What wonderful memories!
Aunt Caryn,
Reading your post reminded me of wonderful memories at that house near the orchard. It was a welcoming place and always an adventure to be had whether it be motorcycle rides up the canyon with underage drivers, running down cliffs of sand in the gravel pit or trying to avoid the orchard owner as we snuck fruit from the trees. Thanks for all the great memories. I look at my time with my little ones and often feel it is so fleeting. I have to remind myself to just enjoy them while they are mine to be enjoyed.

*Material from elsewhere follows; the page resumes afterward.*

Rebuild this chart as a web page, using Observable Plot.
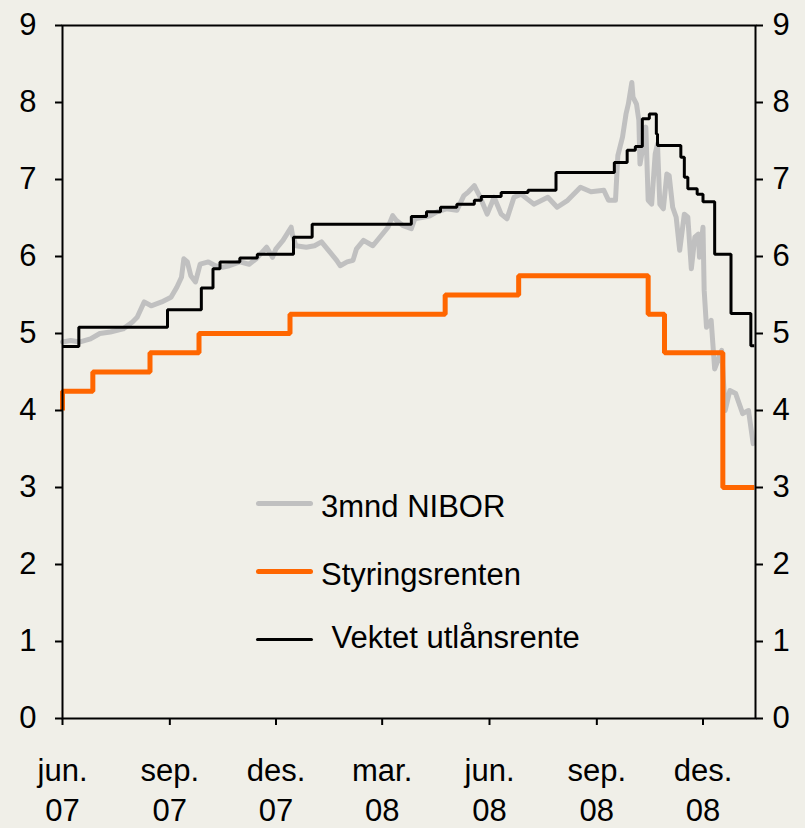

Please come visit my new blog some time at www.herbandjenna.blogspot.com
Happy Mother's Day!
Jenna
This is such a beautiful post, Caryn. I can readily relate to everything you've written. I've felt the same thing as I've stared at my grown children, trying to find the little boy and girl I loved so much. I'm proud of who they are now but I love seeing them in my mind's eye as my little babies.
We're also selling our house to our daughter. The house will be completely changed I know as it should be. It will be a place for them to make their own memories.
I have such beautiful memories and your post took me back to that time. Thank you.
Hey Aunt Caryn,
Whoosh- you've brought back so many blessed memories of times with my cool cousins, whom I treasured. You did live in a beautiful place- there was a feel to it that sank deep.
I want to thank you for giving me so many great memories: the canal, the gravel pit, motorcycle rides, hikes up the canyon, chocolate chip cookies, your fabulous spaghetti, brown paper packages tied up with bows- under the magnificent Christmas tree,sweet summer nights slept out on the trampoline, croquet, hide and seek, basketball, late-night walks, fireballs. We loved seeing you all. I'll always miss that.
Caryn, this is wonderful. And, the photos are spectacular. I wish I could print them out, put them in a book, and just sit quietly and soak up the serenity. What a heartwarming post.
You have a beautiful family, everyone looks so happy and peaceful. I love it.